EXERCISE REQUIREMENTS:
Reproduce, character for character, the lines below from the first through the one with "plt.rcParams['font.family'] = ['Liberation". Leave pictures out.

DATA:

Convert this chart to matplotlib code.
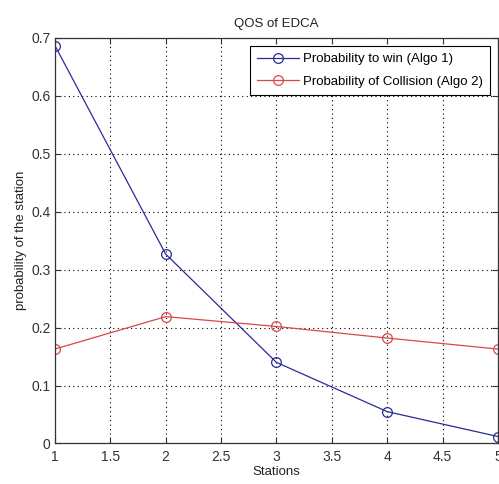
import numpy as np
import matplotlib
matplotlib.use('Agg')
import matplotlib.pyplot as plt

plt.rcParams['font.family'] = ['Liberation Sans', 'DejaVu Sans']

stations = [1, 2, 3, 4, 5]
p_win = [0.687, 0.327, 0.140, 0.055, 0.012]
p_coll = [0.163, 0.219, 0.202, 0.182, 0.163]
xticks = [1, 1.5, 2, 2.5, 3, 3.5, 4, 4.5, 5]
yticks = [0, 0.1, 0.2, 0.3, 0.4, 0.5, 0.6, 0.7]

fig = plt.figure(figsize=(4.99, 4.84), dpi=100)
ax = fig.add_axes([0.110, 0.0837, 0.888, 0.8378])

ax.plot(stations, p_win, color='#2a2a9a', lw=0.9, marker='o', ms=7,
        mfc='none', mec='#2a2a9a', mew=0.9, label='Probability to win (Algo 1)')
ax.plot(stations, p_coll, color='#d84848', lw=0.9, marker='o', ms=7,
        mfc='none', mec='#d84848', mew=0.9, label='Probability of Collision (Algo 2)')

ax.set_xlim(1, 5)
ax.set_ylim(0, 0.7)
ax.set_xticks(xticks)
ax.set_xticklabels(['1', '1.5', '2', '2.5', '3', '3.5', '4', '4.5', '5'])
ax.set_yticks(yticks)
ax.set_yticklabels(['0', '0.1', '0.2', '0.3', '0.4', '0.5', '0.6', '0.7'])
ax.tick_params(direction='in', top=True, right=True, length=4, width=0.8,
               labelsize=10, colors='#333333', pad=3)
ax.tick_params(axis='x', pad=5)
ax.grid(True, color='black', linestyle=(0, (1, 3)), linewidth=0.8)
for s in ax.spines.values():
    s.set_color('#333333')
    s.set_linewidth(0.9)

ax.set_title('QOS of EDCA', fontsize=9.5, color='#222222', pad=8)
ax.set_xlabel('Stations', fontsize=9.5, color='#222222', labelpad=1)
ax.set_ylabel('probability of the station', fontsize=9.5, color='#222222', labelpad=3)

leg = ax.legend(loc='upper right', fontsize=9.5, handlelength=3.2,
                handletextpad=0.3, borderpad=0.55, labelspacing=0.75,
                fancybox=False, framealpha=1, borderaxespad=0.6)
leg.get_frame().set_edgecolor('black')
leg.get_frame().set_linewidth(0.8)

fig.savefig('out.png', dpi=100)
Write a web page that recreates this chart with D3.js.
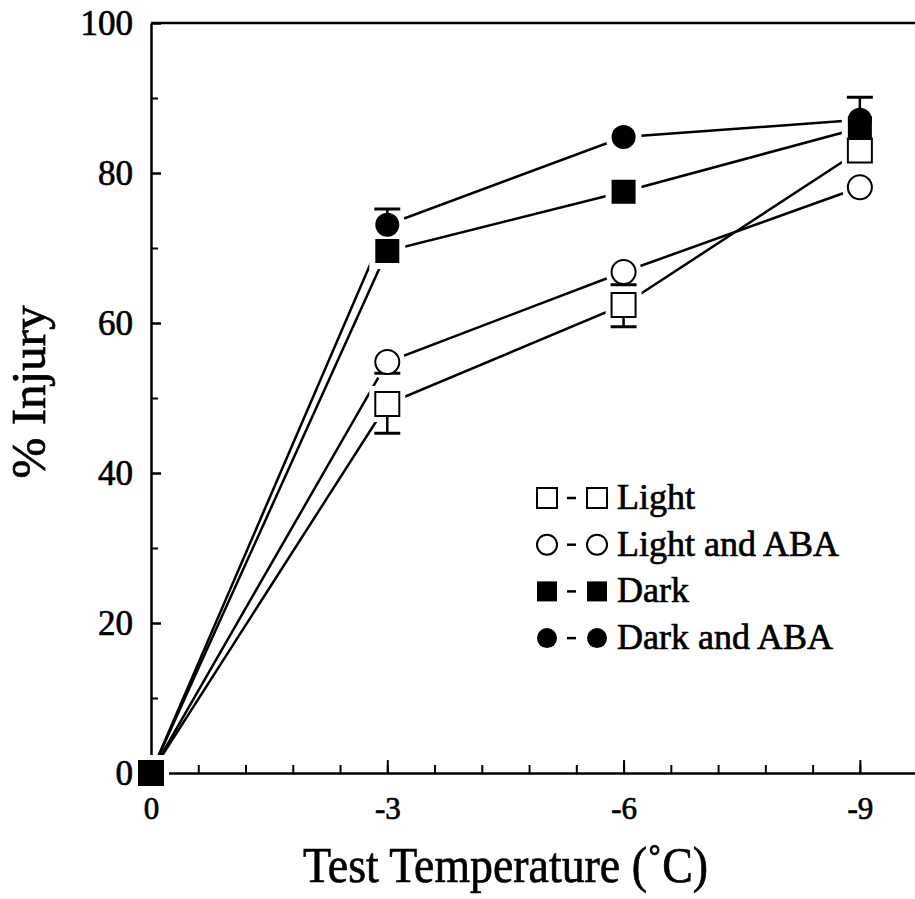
<!DOCTYPE html>
<html>
<head>
<meta charset="utf-8">
<script src="https://d3js.org/d3.v7.min.js"></script>
<style>
  body { margin: 0; background: #fff; }
  text { font-family: "Liberation Serif", "Times New Roman", serif; fill: #000; stroke: #000; stroke-width: 0.7px; }
</style>
</head>
<body>
<svg id="chart" width="915" height="899"></svg>
<script>
// data
var temps = [0, -3, -6, -9];
var light = [0, 49.2, 62.4, 83.0];
var lightErr = [0, -3.9, -2.9, 0];      // negative = bar drawn downward
var lightABA = [0, 54.8, 66.8, 78.1];
var lightABAErr = [0, -1.5, -1.7, 0];
var dark = [0, 69.6, 77.5, 86.0];
var darkErr = [0, 0, 0, 0];
var darkABA = [0, 73.1, 84.8, 87.1];
var darkABAErr = [0, 2.1, 0, 3.0];
var xTicks = [0, -3, -6, -9];
var yTicks = [0, 20, 40, 60, 80, 100];

var series = [
  { name: "Light", values: light, err: lightErr, shape: "square", filled: false },
  { name: "Light and ABA", values: lightABA, err: lightABAErr, shape: "circle", filled: false },
  { name: "Dark", values: dark, err: darkErr, shape: "square", filled: true },
  { name: "Dark and ABA", values: darkABA, err: darkABAErr, shape: "circle", filled: true }
];

var svg = d3.select("#chart");
var x = d3.scaleLinear().domain([0, -9.7]).range([151, 915]);
var y = d3.scaleLinear().domain([0, 100]).range([773, 23]);

// frame: top line
svg.append("line").attr("x1", x(0)).attr("x2", 915).attr("y1", y(100)).attr("y2", y(100))
  .attr("stroke", "#000").attr("stroke-width", 2.5);

// minor ticks
svg.append("g").attr("transform", "translate(0," + y(0) + ")")
  .call(d3.axisBottom(x).tickValues(d3.range(0, 16).map(function (i) { return -0.6 * i; }))
    .tickSize(-8).tickFormat(""))
  .call(function (g) { g.select(".domain").remove(); g.selectAll("line").attr("stroke-width", 2); });
svg.append("g").attr("transform", "translate(" + x(0) + ",0)")
  .call(d3.axisLeft(y).tickValues([10, 30, 50, 70, 90]).tickSize(-7).tickFormat(""))
  .call(function (g) { g.select(".domain").remove(); g.selectAll("line").attr("stroke-width", 2); });

// major axes
svg.append("g").attr("transform", "translate(0," + y(0) + ")")
  .call(d3.axisBottom(x).tickValues(xTicks).tickSize(-13).tickSizeOuter(0).tickPadding(24).tickFormat(d3.format("d")))
  .call(function (g) {
    g.select(".domain").attr("stroke-width", 2.5);
    g.selectAll("line").attr("stroke-width", 2);
    g.selectAll("text").style("font-size", "31px").text(function (d) { return d === 0 ? "0" : "-" + Math.abs(d); });
  });
svg.append("g").attr("transform", "translate(" + x(0) + ",0)")
  .call(d3.axisLeft(y).tickValues(yTicks).tickSize(-10).tickSizeOuter(0).tickPadding(18))
  .call(function (g) {
    g.select(".domain").attr("stroke-width", 2.5);
    g.selectAll("line").attr("stroke-width", 2.5);
    g.selectAll("text").style("font-size", "35px");
  });

// axis titles
svg.append("text").attr("x", 303).attr("y", 882)
  .attr("textLength", 405).attr("lengthAdjust", "spacingAndGlyphs")
  .style("font-size", "51px").text("Test Temperature (\u02DAC)");
svg.append("text").attr("transform", "translate(45,392) rotate(-90)").attr("text-anchor", "middle")
  .style("font-size", "49px").text("% Injury");

// lines
var line = d3.line().x(function (d, i) { return x(temps[i]); }).y(function (d) { return y(d); });
svg.append("g").selectAll("path").data(series).enter().append("path")
  .attr("d", function (s) { return line(s.values); })
  .attr("fill", "none").attr("stroke", "#000").attr("stroke-width", 2.5);

function drawMarker(g, s, px, py, size, halo) {
  var r = size / 2;
  var m;
  if (s.shape === "square") {
    m = g.append("rect").attr("x", px - r).attr("y", py - r).attr("width", size).attr("height", size);
  } else {
    m = g.append("circle").attr("cx", px).attr("cy", py).attr("r", r);
  }
  if (halo) {
    m.attr("fill", "#fff").attr("stroke", "#fff").attr("stroke-width", 12);
  } else {
    m.attr("fill", s.filled ? "#000" : "#fff").attr("stroke", "#000").attr("stroke-width", s.filled ? 0 : 2);
  }
}

var points = [];
series.forEach(function (s) {
  s.values.forEach(function (v, i) { points.push({ s: s, t: temps[i], v: v, e: s.err[i] }); });
});

// halos behind markers
var halo = svg.append("g");
points.forEach(function (p) { drawMarker(halo, p.s, x(p.t), y(p.v), 24, true); });

// error bars
var eg = svg.append("g").attr("stroke", "#000");
points.filter(function (p) { return p.e !== 0; }).forEach(function (p) {
  eg.append("line").attr("x1", x(p.t)).attr("x2", x(p.t)).attr("y1", y(p.v)).attr("y2", y(p.v + p.e))
    .attr("stroke-width", 2.5);
  eg.append("line").attr("x1", x(p.t) - 13).attr("x2", x(p.t) + 13).attr("y1", y(p.v + p.e)).attr("y2", y(p.v + p.e))
    .attr("stroke-width", 3);
});

// markers
var mg = svg.append("g");
points.forEach(function (p) { drawMarker(mg, p.s, x(p.t), y(p.v), 24, false); });

// legend
var leg = svg.append("g");
series.forEach(function (s, i) {
  var cy = 498 + i * 46.7;
  drawMarker(leg, s, 547, cy, 20, false);
  leg.append("line").attr("x1", 567).attr("x2", 576).attr("y1", cy).attr("y2", cy)
    .attr("stroke", "#000").attr("stroke-width", 2.5);
  drawMarker(leg, s, 597, cy, 20, false);
  leg.append("text").attr("x", 617).attr("y", cy + 11).style("font-size", "36px").text(s.name);
});
</script>
</body>
</html>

EXERCISE OUTPUT:
Convert this chart to matplotlib code.
import numpy as np
import matplotlib
matplotlib.use('Agg')
import matplotlib.pyplot as plt

plt.rcParams['font.family'] = ['Liberation Sans', 'DejaVu Sans']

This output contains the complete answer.